Tuesday, November 8, 2011

The Yachting Lifestyle

The following is a guest post from our long-time friend and frequent sailing companion, Geert van der Kolk:  

While Jon and Jennifer are chasing big game in the upcountry, I am keeping an eye on the boat. It’s not a very strenuous job. Ile de Grace is safely moored at the Zululand Yacht Club, and pretty much takes care of herself. I’m supposed to keep the batteries charged, but the windmill and the solar panels can do this without any assistance from me. Only on a windless and overcast day do I have to run the engine for an hour, a task that involves pushing two buttons.

A chance to do some real boatwork presents itself every time the wind is from the south. Richards Bay is a big industrial port. With a southerly, black coal dust and a fine brown muck that may be pulverized bauxite ore, is blown in our direction, and comes to rest on the decks and the cabin roof. Then it’s time to get out the hose.

Otherwise, the living is easy in Zululand. I wake up at six to the sound of birds whose calls I do not know – a sure sign that one is in a new place. First I go for a run. You have to do this early, to beat the heat. When we arrived a week ago, it was raining hard, and the South African coast appeared grim and forbidding under the low clouds. In fact, just north of the Yacht Club is a beautiful sandy beach flanked by high dunes. It’s a perfect place to run when the tide is out.

Ile de Grace is stuffed to the gills with food, and if you’re lazy you can eat at the Pelican Grill behind the marina office. For the truly thirsty sailors there is also a bar that opens at eleven in the morning. Entertainment is provided by the club’s resident monkeys. They are grey, the size of small dogs, and have a very long tail. They are cute and energetic, but absolutely not allowed on the boat. They pee all over the place, and tear everything apart looking for food.

The Yacht Club has an excellent internet connection, and on board Ile de Grace there are no fewer than four laptops. I am borrowing Jon’s iBook to do the final editing of my new novel, If all goes well, the book will come out in Amsterdam in March. Getting the book ready in Internet Cafes and through long overseas phone calls would have been much more difficult. Life is good in Zululand.

Jon and Jennifer are returning from their safari on Thursday. I will leave the boat soon after, to start an overland trek to East Africa. For the blog, I would like to record a few highlights of my time on Ile de Grace.

I had sailed on the boat before, almost two years ago, on a coastwise jaunt from North Carolina to Florida. We had brisk westerly winds, nasty beam seas, and almost everybody on board was seasick. Crossing from Mauritius, the wind was all over the place, at times veering or backing a full 360 degrees in 24 hours. At other times the wind died altogether, only to pick up again to a lively 25-30 knots when we approached the South African coast.

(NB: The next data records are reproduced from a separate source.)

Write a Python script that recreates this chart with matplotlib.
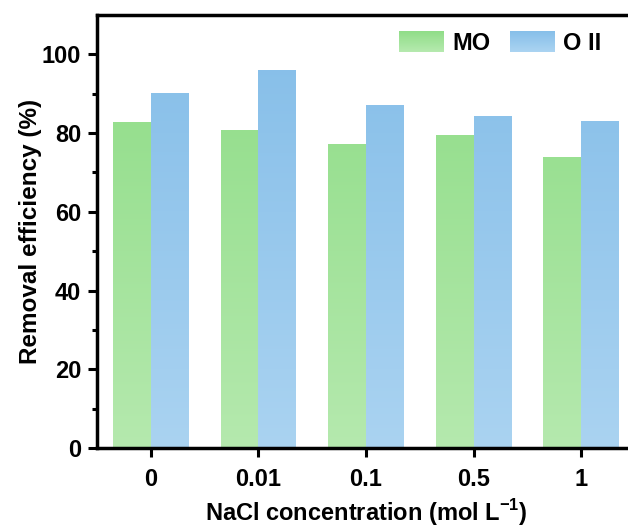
import numpy as np
import matplotlib
matplotlib.use('Agg')
import matplotlib.pyplot as plt
from matplotlib.patches import Rectangle
from matplotlib.colors import LinearSegmentedColormap
from matplotlib.legend_handler import HandlerBase

plt.rcParams['font.family'] = ['Liberation Sans', 'DejaVu Sans']
plt.rcParams['font.weight'] = 'bold'
plt.rcParams['mathtext.fontset'] = 'custom'
plt.rcParams['mathtext.rm'] = 'Liberation Sans:bold'
plt.rcParams['mathtext.bf'] = 'Liberation Sans:bold'

# data
concentrations = ['0', '0.01', '0.1', '0.5', '1']
mo = [82.8, 80.8, 77.3, 79.5, 74.0]
oii = [90.2, 96.0, 87.1, 84.4, 83.1]

series = [('MO', mo, '#b5e9ae', '#90dd88'), ('O II', oii, '#aad3f1', '#87bfe9')]
width = 0.35

fig = plt.figure(figsize=(6.28, 5.31), dpi=100)
ax = fig.add_axes([0.1545, 0.1563, 1.011 - 0.1545, 0.9718 - 0.1563])

x = np.arange(len(concentrations))
grad = np.linspace(0, 1, 256).reshape(-1, 1)


def gradient_bar(ax, xc, h, c_bot, c_top):
    cmap = LinearSegmentedColormap.from_list('g', [c_bot, c_top])
    rect = Rectangle((xc - width / 2, 0), width, h, facecolor='none', edgecolor='none')
    ax.add_patch(rect)
    im = ax.imshow(grad, cmap=cmap, origin='lower', aspect='auto',
                   extent=[xc - width / 2, xc + width / 2, 0, 100], zorder=1)
    im.set_clip_path(rect)


for k, (name, vals, cb, ct) in enumerate(series):
    off = (k - 0.5) * width
    for xi, v in zip(x, vals):
        gradient_bar(ax, xi + off, v, cb, ct)


class GradHandler(HandlerBase):
    def __init__(self, cb, ct):
        super().__init__()
        self.cb, self.ct = cb, ct

    def create_artists(self, legend, orig_handle, xdescent, ydescent, width, height, fontsize, trans):
        cmap = LinearSegmentedColormap.from_list('g', [self.cb, self.ct])
        n = 20
        arts = []
        for i in range(n):
            r = Rectangle((-xdescent, -ydescent + height * i / n), width, height / n + 0.3,
                          facecolor=cmap(i / (n - 1)), edgecolor='none', transform=trans)
            arts.append(r)
        return arts


handles = [Rectangle((0, 0), 1, 1) for _ in series]
hmap = {h: GradHandler(s[2], s[3]) for h, s in zip(handles, series)}
fig.legend(handles, [s[0] for s in series], handler_map=hmap, ncol=2, frameon=False,
           loc='upper left', bbox_to_anchor=(399 / 628, 1 - 31 / 531), fontsize=17,
           borderpad=0, borderaxespad=0,
           handlelength=1.9, handleheight=1.0, columnspacing=0.85, handletextpad=0.35)

ax.set_xlim(-0.5, 4.5)
ax.set_ylim(0, 110)
ax.set_xticks(x)
ax.set_xticklabels(concentrations)
ax.set_yticks([0, 20, 40, 60, 80, 100])
ax.set_yticks(np.arange(10, 110, 20), minor=True)
ax.tick_params(axis='both', which='major', direction='out', length=6.5, width=2.2, labelsize=17, pad=5)
ax.tick_params(axis='y', which='minor', direction='out', length=3.5, width=2.2)
ax.tick_params(axis='x', which='major', pad=8)
for sp in ax.spines.values():
    sp.set_linewidth(2.5)

ax.set_xlabel('NaCl concentration (mol L$^{-1}$)', fontsize=17, fontweight='bold', labelpad=4)
ax.set_ylabel('Removal efficiency (%)', fontsize=17.5, fontweight='bold', labelpad=0)

fig.savefig('out.png', dpi=100)
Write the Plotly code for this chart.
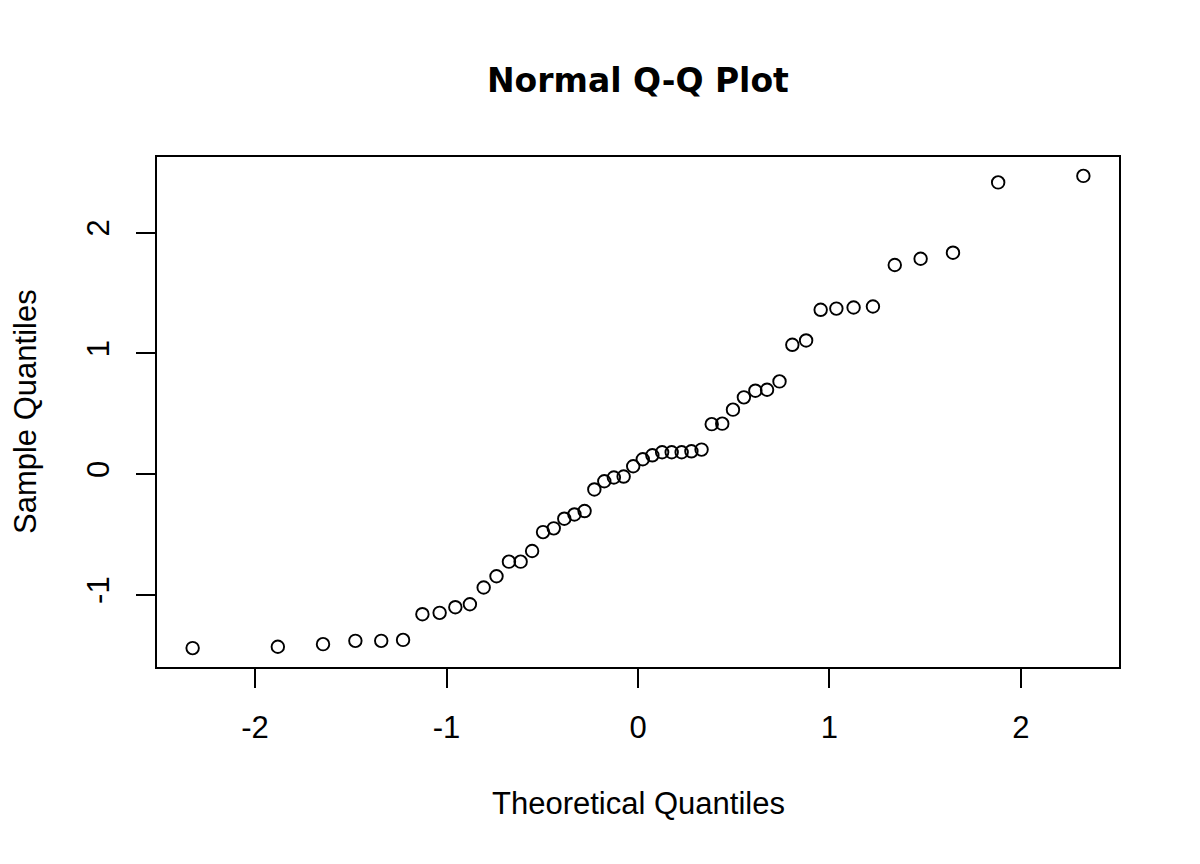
import plotly.graph_objects as go

# theoretical normal quantiles (x) and sorted sample values (y)
theoretical = [
    -2.326, -1.881, -1.645, -1.476, -1.341, -1.227, -1.126, -1.036, -0.954, -0.878,
    -0.806, -0.739, -0.674, -0.613, -0.553, -0.496, -0.440, -0.385, -0.332, -0.279,
    -0.228, -0.176, -0.126, -0.075, -0.025, 0.025, 0.075, 0.126, 0.176, 0.228,
    0.279, 0.332, 0.385, 0.440, 0.496, 0.553, 0.613, 0.674, 0.739, 0.806,
    0.878, 0.954, 1.036, 1.126, 1.227, 1.341, 1.476, 1.645, 1.881, 2.326,
]
sample = [
    -1.442, -1.431, -1.409, -1.382, -1.382, -1.374, -1.161, -1.150, -1.103, -1.079,
    -0.940, -0.847, -0.726, -0.726, -0.638, -0.481, -0.450, -0.370, -0.335, -0.307,
    -0.128, -0.060, -0.029, -0.021, 0.064, 0.122, 0.155, 0.180, 0.180, 0.180,
    0.188, 0.202, 0.413, 0.417, 0.533, 0.635, 0.690, 0.698, 0.767, 1.070,
    1.106, 1.360, 1.370, 1.379, 1.387, 1.731, 1.783, 1.833, 2.415, 2.469,
]
x_ticks = [-2, -1, 0, 1, 2]
y_ticks = [-1, 0, 1, 2]


def padded(vals, frac=0.04):
    lo, hi = min(vals), max(vals)
    pad = (hi - lo) * frac
    return [lo - pad, hi + pad]


font = "Liberation Sans, Arial, sans-serif"

fig = go.Figure()
fig.add_trace(go.Scatter(
    x=theoretical,
    y=sample,
    mode="markers",
    marker=dict(symbol="circle-open", size=12.5, color="black",
                line=dict(color="black", width=1.9)),
    hoverinfo="x+y",
))

axis_common = dict(
    showgrid=False,
    zeroline=False,
    showline=True,
    linecolor="black",
    linewidth=2,
    mirror=True,
    ticks="outside",
    ticklen=19,
    tickwidth=2,
    tickcolor="black",
    tickfont=dict(family=font, size=31, color="black"),
)

fig.update_xaxes(
    range=padded(theoretical),
    tickmode="array",
    tickvals=x_ticks,
    ticktext=[str(v) for v in x_ticks],
    ticklabelstandoff=13,
    **axis_common
)
fig.update_yaxes(
    range=padded(sample),
    tickmode="array",
    tickvals=y_ticks,
    ticktext=[str(v) for v in y_ticks],
    tickangle=-90,
    ticklabelstandoff=15,
    **axis_common
)

# page body has an 8px margin, so the margins are shifted to keep the plot box in place
fig.update_layout(
    width=1200,
    height=864,
    plot_bgcolor="white",
    paper_bgcolor="white",
    showlegend=False,
    margin=dict(l=149, r=89, t=149, b=205),
    annotations=[
        dict(text="<b>Normal Q-Q Plot</b>", xref="paper", yref="paper",
             x=0.5, y=(667 - 80) / 510, xanchor="center", yanchor="middle",
             showarrow=False, font=dict(family="DejaVu Sans", size=33, color="black")),
        dict(text="Theoretical Quantiles", xref="paper", yref="paper",
             x=0.5, y=(667 - 803) / 510, xanchor="center", yanchor="middle",
             showarrow=False, font=dict(family=font, size=31, color="black")),
        dict(text="Sample Quantiles", xref="paper", yref="paper",
             x=(25 - 157) / 962, y=(667 - 412) / 510, textangle=-90,
             xanchor="center", yanchor="middle",
             showarrow=False, font=dict(family=font, size=31, color="black")),
    ],
)

fig.write_html("out.html")
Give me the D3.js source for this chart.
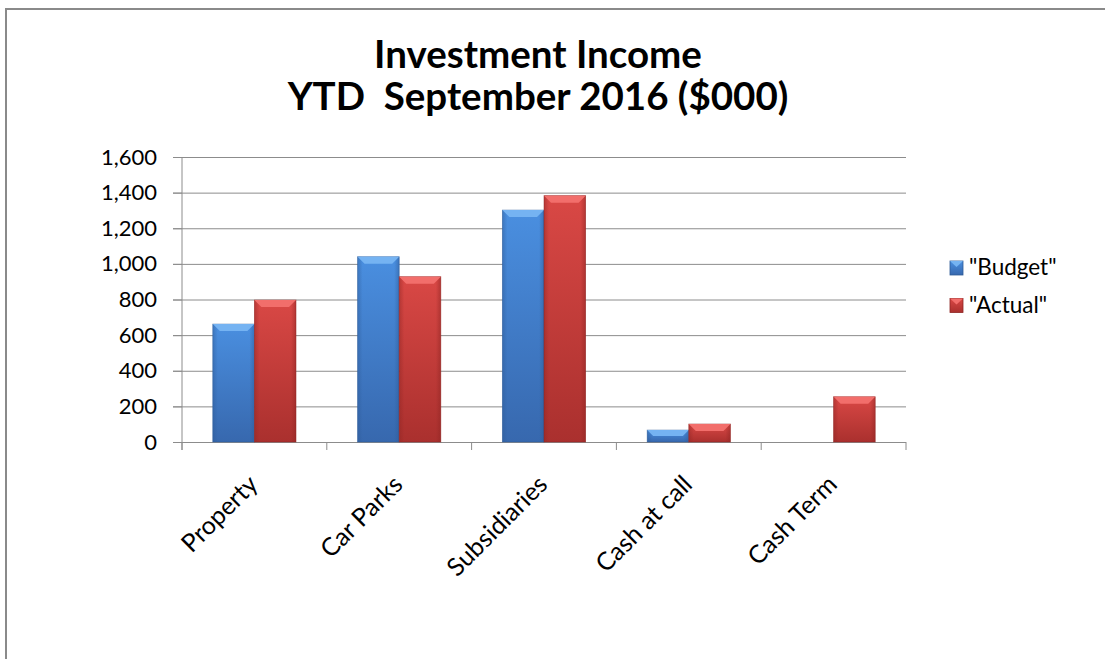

This made for interesting sailing. As the winds changed, we had to trim or let out sail, gybe or come about, reef, and soon after shake out the reef again, set the gennaker in light air, and quickly take it in again as the wind picked up. One day we didn’t do this quite quickly enough, and shredded the sail.

I learned a lot about sailing a big catamaran. The boat does not point very high, so you can’t go upwind without using the engine. The engine is also used while keeping the boat into the wind to reef the main, or when coming about.

The thing I mostly had to get used to was the concept of “reefing by the book.” On a monohull, like my 30-foot Arpege, the boat’s angle of heel and the pressure on the rudder will tell you when you’re overpowered. A catamaran does not give you this feedback. The boat stays level, and will, with increasing wind, simply speed up until the mast goes over the side.

In ile de Grace’s cabin, Jon and Jennifer keep a white binder labeled “Basic Boat Info.” I read the contents cover to cover. The very first page is a table with apparent wind speeds at different points of sail, and the corresponding number of reefs in main and jib. Since ile de Grace does not have a backstay, the boat can carry more sail going upwind than downwind. On a monohull, the opposite is true.

As soon as Keith and I were familiar with the basic systems of the boat, and could stand watch alone, we went to a very clever schedule that was new to me. From 6 AM to midnight, we all stood three hour watches. After midnight, when getting up or staying up is most disruptive to sleep and rest, watch was only two hours. As there were nine watches for four people, there was a gentle shift of on-time every 24 hours. We were at sea only two weeks, but everybody got plenty of rest. I believe that with this watch schedule, one could go on for months.

And finally, a true highlight was the company I kept. One great thing about offshore sailing is that you get time to talk to each other. This is especially true when it gets dark, and you can’t clean or repair things anymore. Give me a starry night at sea anytime, and I will happily listen to your stories.